Due to a much lower than expected number of patients receiving transcatheter aortic-valve implantation, we were forced to exclude that intervention as our planned secondary control group and that comparison is therefore deleted in this statistically analysis plan.

Some of the secondary outcome measures are not completed due to lack in financial support and collaborates not able to fulfill assignments. These are as follows: number and degree of activated alveolar macrophages and T-cells measurement and differentiation in bronchoalveolar lavage fluid, degree of uncoupling the oxidative phosphorylation in the musculus transversus abdominis, and pulmonary tissue mitochondria.

Discussion

This paper presents the detailed statistical analysis plan for the PP-Trial in order to avoid risks of outcome reporting bias and data-driven results. Of the pre-specified results from the trial, we plan to report the primary and secondary outcome measures in the main publication. Due to the complexity of the CPB-induced inflammatory response, considered an exploratory outcome, we have scheduled separate publication(s).

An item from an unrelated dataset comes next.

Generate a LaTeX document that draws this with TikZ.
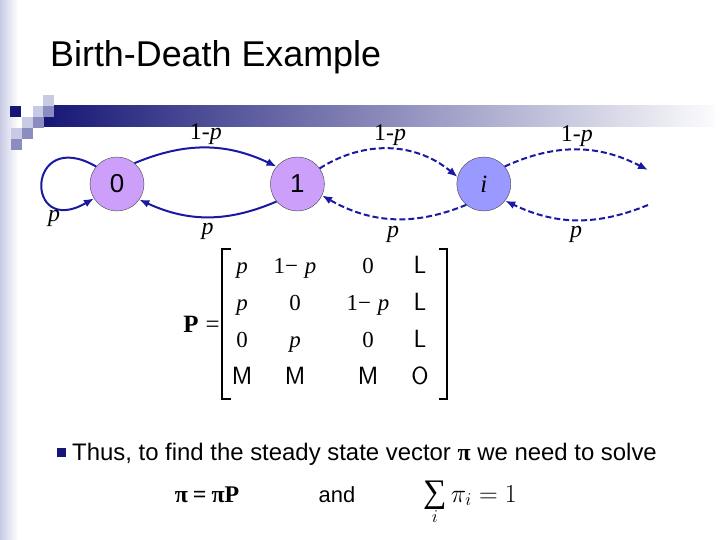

We will use a pragmatic adjustment for multiplicity described in the following. The primary conclusion of the trial will be based on the result of the primary outcome and if this result lacks statistically significance, the overall conclusion will be that there is no significant difference between the compared interventions. We will analyze data in accordance to the modified intention-to-treat principle and, if necessary, use data sets generated by multiple imputations, and a best-worst/worst-best case scenario to assess the potential impact of the missing data on the results.

Strengths

Our methodological strength is the predefined methodology of the design and statistical analysis plan [3]. Also, we take the multiplicity problem into account and use validated analytical methods, including systematic tests, for underlying assumptions. We strengthen our results by use of multiple imputations for missing data and the best-worst/worst-best case scenario to show range of the results’ uncertainty.

Limitations

The statistical analysis plan has limitations. The results on the primary outcome are analyzed by a linear mixed-effects model which can be difficult to interpret with analytical complexity and may be difficult to test for underlying assumption. Further, the sample size estimation was based on a slightly different outcome measure, the PF ratio (partial pressure of oxygen in arterial blood/fraction of inspired oxygen), which does not include airway pressure as for the oxygenation index, and the estimated sample size does not necessarily comply with what is needed in the mixed-effects model. For some of the oxygenation index measurements the patient will be extubated breathing atmospheric air or receiving oxygen supply by a nasal catheter or oxygen mask. In these cases, the oxygenation index is calculated by first converting the external oxygen supply to an estimated fraction of inspired oxygen [20], and second by setting the mean airway pressure to 1, removing that parameter from the equation. That leaves us with comparisons of the oxygenation index under different circumstances (intubated or extubated), and calculations which may constitute a source of error in our results.

We use a number of surrogate outcome measures with questionable clinical relevance, and even though we have classified the trial as a pilot trial, there is a risk that the trial via valid statistical methodology will indicate that the assessed interventions are beneficial, which could be misleading because of the unestablished clinical relevance of the surrogate outcome measures. Further, we have included a number of clinically relevant secondary outcome measures but we are likely not to have sufficient power to reliable access and conclude on these measures. Finally, we use multiple imputation to handle missing data on the remaining outcome measures and it cannot be ruled out that data missing are not at random and multiple imputation may produce biased results.

Conclusions

This article describes the principles of statistical analyses used in the PP-Trial for the primary publication of the main outcome measures in order to minimize risk of data-driven results and outcome reporting bias.